_Directions for this task_
Omit all pictures. Copy the rest of the material exactly.

_Data section_
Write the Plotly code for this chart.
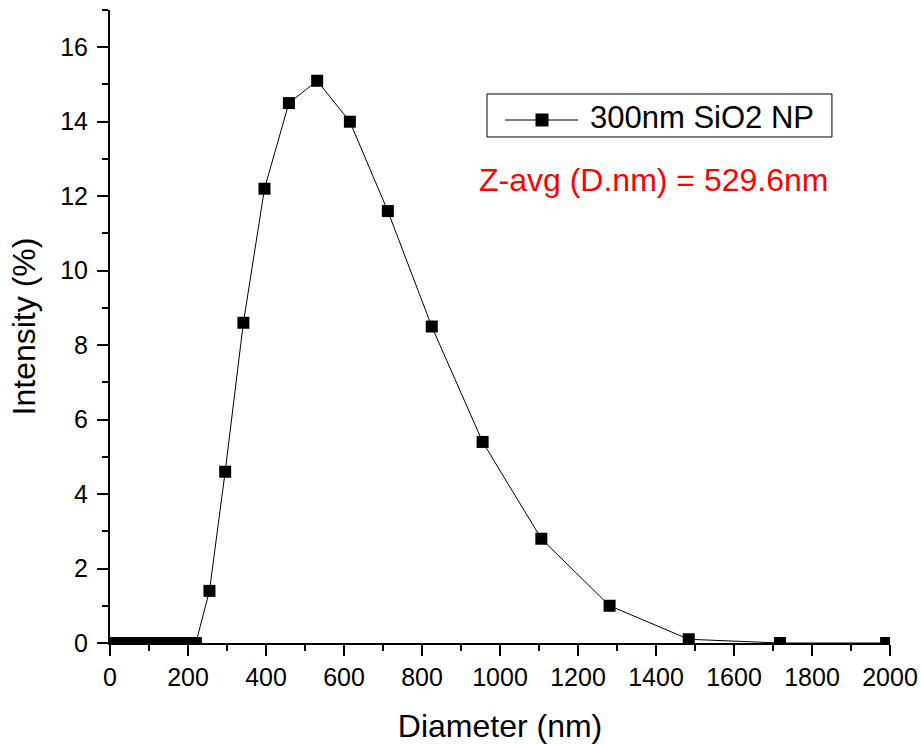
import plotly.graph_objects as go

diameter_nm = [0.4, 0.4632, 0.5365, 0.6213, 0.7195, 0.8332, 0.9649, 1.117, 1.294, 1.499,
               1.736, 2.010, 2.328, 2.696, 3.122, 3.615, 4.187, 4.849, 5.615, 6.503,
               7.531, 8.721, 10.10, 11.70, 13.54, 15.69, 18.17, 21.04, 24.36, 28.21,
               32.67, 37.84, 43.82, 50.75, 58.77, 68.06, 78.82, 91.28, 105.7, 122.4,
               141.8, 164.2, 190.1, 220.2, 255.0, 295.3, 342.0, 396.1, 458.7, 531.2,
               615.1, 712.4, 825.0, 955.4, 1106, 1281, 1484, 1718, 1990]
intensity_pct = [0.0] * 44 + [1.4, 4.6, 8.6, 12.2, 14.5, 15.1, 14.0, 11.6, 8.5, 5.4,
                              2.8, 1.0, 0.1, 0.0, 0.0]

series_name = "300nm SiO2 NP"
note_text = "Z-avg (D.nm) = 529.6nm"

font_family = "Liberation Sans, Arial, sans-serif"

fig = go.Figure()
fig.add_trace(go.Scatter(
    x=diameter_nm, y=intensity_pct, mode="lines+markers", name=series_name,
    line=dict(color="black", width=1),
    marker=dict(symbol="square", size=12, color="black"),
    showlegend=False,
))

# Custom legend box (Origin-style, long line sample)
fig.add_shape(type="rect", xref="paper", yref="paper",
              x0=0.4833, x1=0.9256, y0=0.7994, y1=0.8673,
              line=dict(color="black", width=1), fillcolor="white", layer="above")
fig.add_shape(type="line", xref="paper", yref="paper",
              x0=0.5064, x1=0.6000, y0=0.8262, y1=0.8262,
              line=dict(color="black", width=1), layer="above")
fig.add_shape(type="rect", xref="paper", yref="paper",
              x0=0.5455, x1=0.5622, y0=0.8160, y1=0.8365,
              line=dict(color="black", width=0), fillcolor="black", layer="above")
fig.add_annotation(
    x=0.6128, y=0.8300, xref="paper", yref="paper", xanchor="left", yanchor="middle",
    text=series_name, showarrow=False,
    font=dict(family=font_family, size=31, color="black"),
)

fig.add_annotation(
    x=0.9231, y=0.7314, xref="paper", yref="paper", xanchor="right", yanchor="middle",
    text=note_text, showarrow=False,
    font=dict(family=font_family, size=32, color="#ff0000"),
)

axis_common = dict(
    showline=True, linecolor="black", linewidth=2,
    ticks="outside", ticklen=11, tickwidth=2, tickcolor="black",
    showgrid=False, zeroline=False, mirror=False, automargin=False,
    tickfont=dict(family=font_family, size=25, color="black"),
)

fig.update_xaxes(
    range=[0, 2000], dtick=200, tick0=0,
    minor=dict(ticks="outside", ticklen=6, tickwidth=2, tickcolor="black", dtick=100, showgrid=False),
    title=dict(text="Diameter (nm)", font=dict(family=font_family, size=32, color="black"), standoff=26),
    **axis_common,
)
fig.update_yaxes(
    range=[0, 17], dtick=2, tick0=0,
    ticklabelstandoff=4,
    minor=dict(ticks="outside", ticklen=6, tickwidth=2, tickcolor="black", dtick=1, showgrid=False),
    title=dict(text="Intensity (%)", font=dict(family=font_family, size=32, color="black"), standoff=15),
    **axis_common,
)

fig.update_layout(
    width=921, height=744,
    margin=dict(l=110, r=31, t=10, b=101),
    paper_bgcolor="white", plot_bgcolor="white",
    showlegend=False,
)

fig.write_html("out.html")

_Result of this exercise_
Write the Plotly code for this chart.
import plotly.graph_objects as go

diameter_nm = [0.4, 0.4632, 0.5365, 0.6213, 0.7195, 0.8332, 0.9649, 1.117, 1.294, 1.499,
               1.736, 2.010, 2.328, 2.696, 3.122, 3.615, 4.187, 4.849, 5.615, 6.503,
               7.531, 8.721, 10.10, 11.70, 13.54, 15.69, 18.17, 21.04, 24.36, 28.21,
               32.67, 37.84, 43.82, 50.75, 58.77, 68.06, 78.82, 91.28, 105.7, 122.4,
               141.8, 164.2, 190.1, 220.2, 255.0, 295.3, 342.0, 396.1, 458.7, 531.2,
               615.1, 712.4, 825.0, 955.4, 1106, 1281, 1484, 1718, 1990]
intensity_pct = [0.0] * 44 + [1.4, 4.6, 8.6, 12.2, 14.5, 15.1, 14.0, 11.6, 8.5, 5.4,
                              2.8, 1.0, 0.1, 0.0, 0.0]

series_name = "300nm SiO2 NP"
note_text = "Z-avg (D.nm) = 529.6nm"

font_family = "Liberation Sans, Arial, sans-serif"

fig = go.Figure()
fig.add_trace(go.Scatter(
    x=diameter_nm, y=intensity_pct, mode="lines+markers", name=series_name,
    line=dict(color="black", width=1),
    marker=dict(symbol="square", size=12, color="black"),
    showlegend=False,
))

# Custom legend box (Origin-style, long line sample)
fig.add_shape(type="rect", xref="paper", yref="paper",
              x0=0.4833, x1=0.9256, y0=0.7994, y1=0.8673,
              line=dict(color="black", width=1), fillcolor="white", layer="above")
fig.add_shape(type="line", xref="paper", yref="paper",
              x0=0.5064, x1=0.6000, y0=0.8262, y1=0.8262,
              line=dict(color="black", width=1), layer="above")
fig.add_shape(type="rect", xref="paper", yref="paper",
              x0=0.5455, x1=0.5622, y0=0.8160, y1=0.8365,
              line=dict(color="black", width=0), fillcolor="black", layer="above")
fig.add_annotation(
    x=0.6128, y=0.8300, xref="paper", yref="paper", xanchor="left", yanchor="middle",
    text=series_name, showarrow=False,
    font=dict(family=font_family, size=31, color="black"),
)

fig.add_annotation(
    x=0.9231, y=0.7314, xref="paper", yref="paper", xanchor="right", yanchor="middle",
    text=note_text, showarrow=False,
    font=dict(family=font_family, size=32, color="#ff0000"),
)

axis_common = dict(
    showline=True, linecolor="black", linewidth=2,
    ticks="outside", ticklen=11, tickwidth=2, tickcolor="black",
    showgrid=False, zeroline=False, mirror=False, automargin=False,
    tickfont=dict(family=font_family, size=25, color="black"),
)

fig.update_xaxes(
    range=[0, 2000], dtick=200, tick0=0,
    minor=dict(ticks="outside", ticklen=6, tickwidth=2, tickcolor="black", dtick=100, showgrid=False),
    title=dict(text="Diameter (nm)", font=dict(family=font_family, size=32, color="black"), standoff=26),
    **axis_common,
)
fig.update_yaxes(
    range=[0, 17], dtick=2, tick0=0,
    ticklabelstandoff=4,
    minor=dict(ticks="outside", ticklen=6, tickwidth=2, tickcolor="black", dtick=1, showgrid=False),
    title=dict(text="Intensity (%)", font=dict(family=font_family, size=32, color="black"), standoff=15),
    **axis_common,
)

fig.update_layout(
    width=921, height=744,
    margin=dict(l=110, r=31, t=10, b=101),
    paper_bgcolor="white", plot_bgcolor="white",
    showlegend=False,
)

fig.write_html("out.html")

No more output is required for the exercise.